Only lines holding the word "this" should be copied from the material.

○ ○ ○

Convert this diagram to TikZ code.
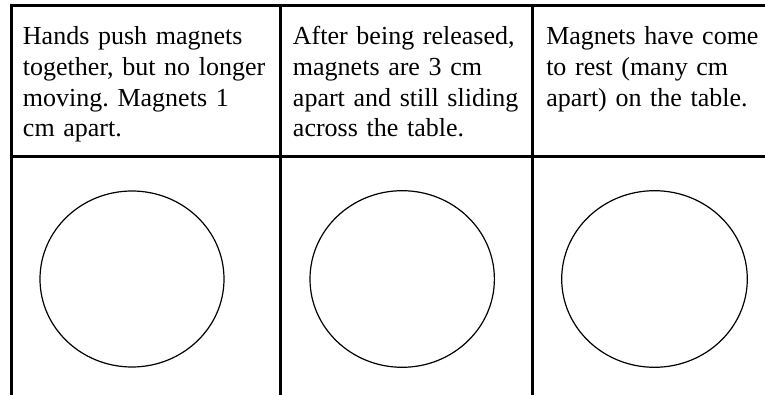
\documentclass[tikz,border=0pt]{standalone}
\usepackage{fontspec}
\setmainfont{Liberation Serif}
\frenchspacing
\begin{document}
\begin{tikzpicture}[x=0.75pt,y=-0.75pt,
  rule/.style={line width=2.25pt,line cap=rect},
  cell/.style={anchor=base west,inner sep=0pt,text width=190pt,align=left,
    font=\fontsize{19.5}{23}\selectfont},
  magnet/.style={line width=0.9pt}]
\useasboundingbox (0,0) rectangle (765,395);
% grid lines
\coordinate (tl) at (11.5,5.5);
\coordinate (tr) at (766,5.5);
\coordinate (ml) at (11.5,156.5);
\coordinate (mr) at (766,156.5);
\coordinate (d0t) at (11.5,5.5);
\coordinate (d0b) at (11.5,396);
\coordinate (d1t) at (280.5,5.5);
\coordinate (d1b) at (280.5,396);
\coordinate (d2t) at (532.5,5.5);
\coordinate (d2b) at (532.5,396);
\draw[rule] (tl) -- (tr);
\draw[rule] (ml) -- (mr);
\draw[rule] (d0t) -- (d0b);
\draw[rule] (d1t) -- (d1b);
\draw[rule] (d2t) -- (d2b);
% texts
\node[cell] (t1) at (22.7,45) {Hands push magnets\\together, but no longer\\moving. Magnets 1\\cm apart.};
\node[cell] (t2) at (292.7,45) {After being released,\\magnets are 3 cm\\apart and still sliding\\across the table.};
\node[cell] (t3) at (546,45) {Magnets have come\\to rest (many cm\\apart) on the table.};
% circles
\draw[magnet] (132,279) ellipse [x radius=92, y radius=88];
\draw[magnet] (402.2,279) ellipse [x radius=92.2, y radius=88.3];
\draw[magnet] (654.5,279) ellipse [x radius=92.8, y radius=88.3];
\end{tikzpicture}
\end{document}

○ ○ ○

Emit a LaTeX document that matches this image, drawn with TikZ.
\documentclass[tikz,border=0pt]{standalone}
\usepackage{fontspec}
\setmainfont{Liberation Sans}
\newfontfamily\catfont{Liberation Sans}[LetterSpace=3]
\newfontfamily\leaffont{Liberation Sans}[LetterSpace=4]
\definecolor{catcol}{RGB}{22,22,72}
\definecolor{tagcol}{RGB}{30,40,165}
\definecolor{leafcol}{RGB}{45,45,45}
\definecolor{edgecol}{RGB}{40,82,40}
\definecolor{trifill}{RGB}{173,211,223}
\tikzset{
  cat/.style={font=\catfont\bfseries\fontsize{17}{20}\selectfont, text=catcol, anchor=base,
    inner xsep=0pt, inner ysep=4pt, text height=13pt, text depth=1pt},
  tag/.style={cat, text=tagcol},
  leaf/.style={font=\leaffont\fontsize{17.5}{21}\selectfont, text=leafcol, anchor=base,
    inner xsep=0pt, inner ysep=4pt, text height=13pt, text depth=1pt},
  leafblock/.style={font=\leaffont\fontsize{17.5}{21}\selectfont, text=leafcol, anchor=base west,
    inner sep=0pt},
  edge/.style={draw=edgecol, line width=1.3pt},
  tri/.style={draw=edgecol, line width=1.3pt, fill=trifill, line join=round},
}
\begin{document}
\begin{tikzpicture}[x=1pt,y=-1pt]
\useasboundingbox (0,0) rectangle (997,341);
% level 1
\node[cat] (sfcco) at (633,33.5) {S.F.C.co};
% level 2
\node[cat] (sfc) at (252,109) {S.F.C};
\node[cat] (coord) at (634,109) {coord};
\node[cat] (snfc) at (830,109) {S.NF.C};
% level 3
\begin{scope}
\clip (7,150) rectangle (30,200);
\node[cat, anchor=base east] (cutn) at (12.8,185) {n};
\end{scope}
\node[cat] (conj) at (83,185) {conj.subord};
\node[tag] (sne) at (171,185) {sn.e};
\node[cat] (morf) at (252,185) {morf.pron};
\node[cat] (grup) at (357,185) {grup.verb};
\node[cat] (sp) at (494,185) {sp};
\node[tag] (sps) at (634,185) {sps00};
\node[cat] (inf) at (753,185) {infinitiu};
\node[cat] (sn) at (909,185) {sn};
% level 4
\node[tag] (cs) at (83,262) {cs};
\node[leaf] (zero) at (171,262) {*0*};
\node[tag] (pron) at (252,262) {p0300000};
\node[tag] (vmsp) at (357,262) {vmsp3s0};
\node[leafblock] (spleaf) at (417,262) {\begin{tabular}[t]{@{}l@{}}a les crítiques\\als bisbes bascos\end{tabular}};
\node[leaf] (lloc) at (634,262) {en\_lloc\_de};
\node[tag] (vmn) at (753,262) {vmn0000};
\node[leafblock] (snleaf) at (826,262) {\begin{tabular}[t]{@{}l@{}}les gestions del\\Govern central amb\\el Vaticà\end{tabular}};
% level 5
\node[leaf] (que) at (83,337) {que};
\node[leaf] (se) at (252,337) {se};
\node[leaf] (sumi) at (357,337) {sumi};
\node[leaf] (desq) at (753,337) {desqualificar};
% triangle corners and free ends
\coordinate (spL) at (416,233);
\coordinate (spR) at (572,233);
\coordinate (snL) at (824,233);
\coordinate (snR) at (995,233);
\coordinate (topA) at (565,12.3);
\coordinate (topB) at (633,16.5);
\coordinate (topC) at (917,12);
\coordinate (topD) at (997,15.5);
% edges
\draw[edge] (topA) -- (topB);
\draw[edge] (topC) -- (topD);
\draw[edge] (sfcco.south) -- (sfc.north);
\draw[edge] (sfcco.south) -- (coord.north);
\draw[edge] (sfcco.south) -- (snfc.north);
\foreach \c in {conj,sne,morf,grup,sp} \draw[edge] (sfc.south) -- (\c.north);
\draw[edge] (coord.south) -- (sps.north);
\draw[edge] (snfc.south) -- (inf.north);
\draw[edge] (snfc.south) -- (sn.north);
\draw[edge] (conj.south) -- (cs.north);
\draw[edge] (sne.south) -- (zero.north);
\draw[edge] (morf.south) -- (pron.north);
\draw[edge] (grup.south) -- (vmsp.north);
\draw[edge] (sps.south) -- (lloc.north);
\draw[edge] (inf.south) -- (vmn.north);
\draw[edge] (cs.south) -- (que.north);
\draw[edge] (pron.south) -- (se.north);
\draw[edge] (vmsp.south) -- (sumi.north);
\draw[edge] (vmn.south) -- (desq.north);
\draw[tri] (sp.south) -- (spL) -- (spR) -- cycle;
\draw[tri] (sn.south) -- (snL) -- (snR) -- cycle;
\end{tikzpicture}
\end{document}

○ ○ ○

Complete output
Convert this diagram to TikZ code.
Emit a LaTeX document that matches this image, drawn with TikZ.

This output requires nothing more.